Its interiors may have been inspired by the historic look of Charleston, South Carolina, but a new home in Port Aransas, Texas, will never feel old.

That’s because interior designer Meredith Owen knows how to work not just with the past, but also with the future. And for the interiors of this 6,000-square-foot residence overlooking the Texas Gulf Coast, she applied that knowledge with understated elegance.

Owen, owner of the Austin-based interior design firm that bears her name, worked hand in glove with her clients for a feel that’s totally different from other homes in the planned community of Sunflower Beach. “They didn’t want it to be super-bright and white, like every other beach house,” she says. “They wanted a Charleston vibe—not white oak floors, but some darker colors and moodier counters,” she says.”

Both home and community were designed by architect Mark Schnell, principal in Florida-based Schnell Urban Design. A dedicated advocate of the New Urbanism prevalent along Florida’s Highway 30A, he created Texas coastal developments including Cinnamon Shore and Palmilla Beach. And like the Florida waterfront communities of Seaside, Rosemary Beach, and Watercolor, Sunflower Beach embraces walkability, connectivity, and architectural quality.

“I’ve been involved with the Sunflower Beach project from the beginning, and I’ve touched just about every aspect of design in the community,” he says. “I designed the master plan in 2013, wrote the design code in 2014 and 2015, and provided design review for all houses and landscape.”

This house, though, was his first design in the community, and he didn’t want to pass up the opportunity to create a Gulf-front home for one of its developers. “I tried to design a house worthy of the incredible views and the prominent location adjacent to the dune crossover,” he says. “With a stunning view of the beach and the Gulf of Mexico, I thought it was a chance to design a landmark not just for Sunflower Beach, but also for Mustang Island as a whole.”

Peter Young, the cofounder of UWC Custom Builders in Port Aransas, was hired to build the new home.
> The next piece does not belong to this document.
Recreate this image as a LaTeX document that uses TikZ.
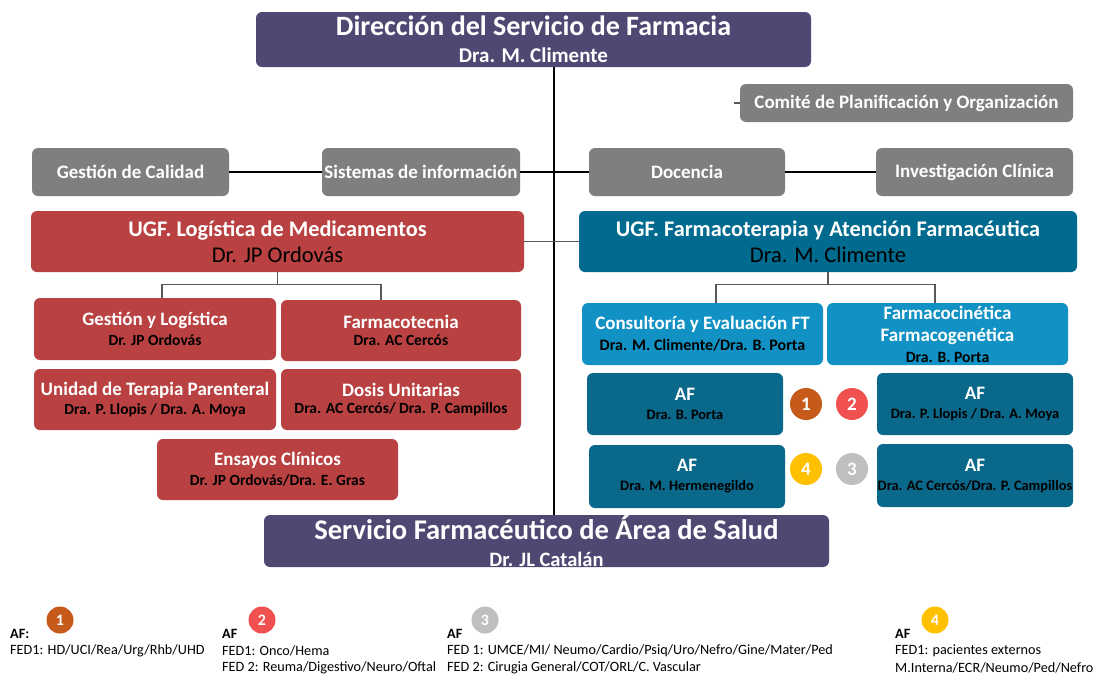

When its framing was nearly complete, ownership suddenly changed hands. “The new owners were business partners with the original owners,” he says. “They went back to the drawing board, and that’s when Meredith was brought on for additional elements.”

Inside the home’s five bedrooms on three levels, interior designer Owen and her team created spaces to welcome multiple generations of her new clients’ family. “We customized each space to family members,” she says. “We worked with them to let us be more creative, like with the chandelier in the living area that comes down three stories from the top.”

The design code Schnell wrote for residences at Sunflower Beach embraced elements like the location of the front door, the parking areas, the balconies and the three-part massing, all incorporated as signature elements for construction there. He broke each home’s design down into a primary mass, a secondary garage area, and a connector between the two. “It prevents the home from becoming too bulky, and creates a comfortable scale along the street,” he says.

Like most homes at Sunflower Beach, this one’s porches and balconies are some of its most memorable features. Schnell placed special emphasis on verticality, with the dining room, living room, and porch columns especially tall and soaring.

“The porch on the north side of the second level extends out from the body of the house and includes massive 12-by-12-inch brackets below and equally massive 12-by-12-inch columns that are more than 18 feet tall in some locations,” he says. 

Inside, rather than reinvent the wheel for the new house, the architect looked back to a popular floor plan as its starting point, one that had been successful elsewhere. He adjusted his design to adapt to its 60-by-100-foot lot, as well as to the needs of his clients. “The entry experience is notable for the courtyard and foyer featuring a view out to a small garden,” he says.

The first level includes two bedrooms with a bunk room and media area at its center. The second level features two more bedrooms and a powder room, plus living space. There’s a kitchen with large island designed for dining, a living room, and a dining area, each within a window-filled, double-height space with a wraparound porch. On the third level is a primary suite with private porch and expansive views of the Gulf.

For context, the home’s aligned with three others in a row, a fourth now under construction. “It’s sitting next to a house that’s blue and has brighter colors, like maroon shingles on top,” says interior designer Owen. “We wanted something softer, and to let the beach be the star of the show.”

And they succeeded—but, still, this home glows inside and out with a light all its own.